Frank Jan / www.lumièredumonde.com

The annals of Notre Dame des Victoires became a veritable Who’s Who of 19th-century Catholicism. Among the first to sign up for the new archconfraternity were Dom Prosper Guéranger and the Curé of Ars, who would later register the names of his entire parish. Don Bosco said Mass at the altar of Our Lady of Victories, where he was told in a vision, “This sanctuary is a house of blessings and graces.” The first gatherings of the Nocturnal Adorers of the Blessed Sacrament took place at the altar of the archconfraternity, organized by renowned concert pianist and Jewish convert Herman Cohen.

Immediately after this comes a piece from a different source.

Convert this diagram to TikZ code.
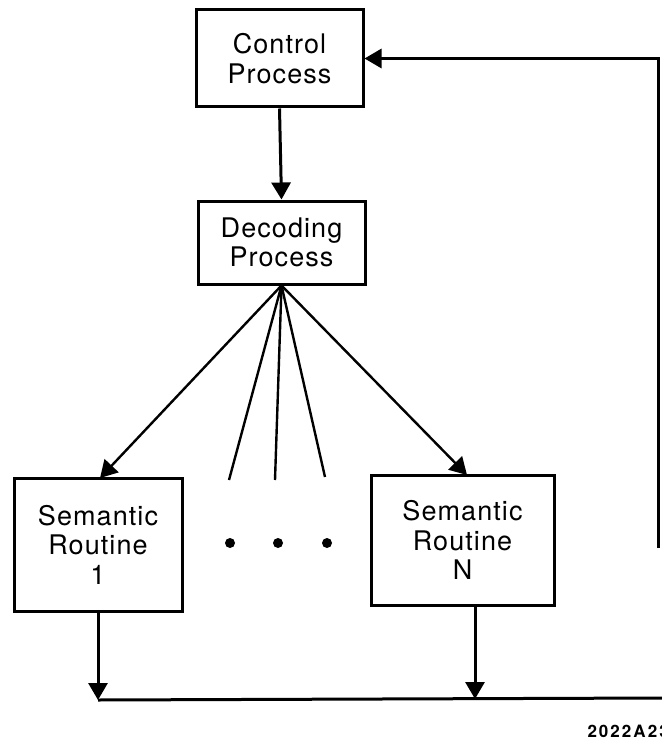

Another Jewish convert, Theodore Ratisbonne, became a priest and then vicar of the parish of Notre Dame des Victoires. He believed that the prayers of the archconfraternity were responsible for the miraculous conversion of his freethinking brother Alphonse.

Even John Henry Newman had history with Notre Dame des Victoires. He stopped by on his way to Rome in 1848 to thank Our Lady for his recent conversion. He, too, had been the subject of the archconfraternity’s prayers. They were overjoyed to meet him and reportedly charmed by his modesty and simplicity.

In troubled times, it’s consoling to reflect on the immense power Our Lady has both to avert disaster and to repair the seemingly irreparable. Notre Dame des Victoires bears witness to past and present victories of grace. Consecrated as it is to her Immaculate Heart, it is also a sign of her great victory in the future, predicted at Fatima: “In the end, my Immaculate Heart will triumph.”

Not for nothing was Our Lady called the Destroyer of all Heresies by St. Pius X. Not for nothing is she called terrible as an army in battle array. And let’s remember that whatever legless heresies come crawling out of the Amazonian jungles or Teutonic fens, they’ll be no more than withered grass in the morning of her victory.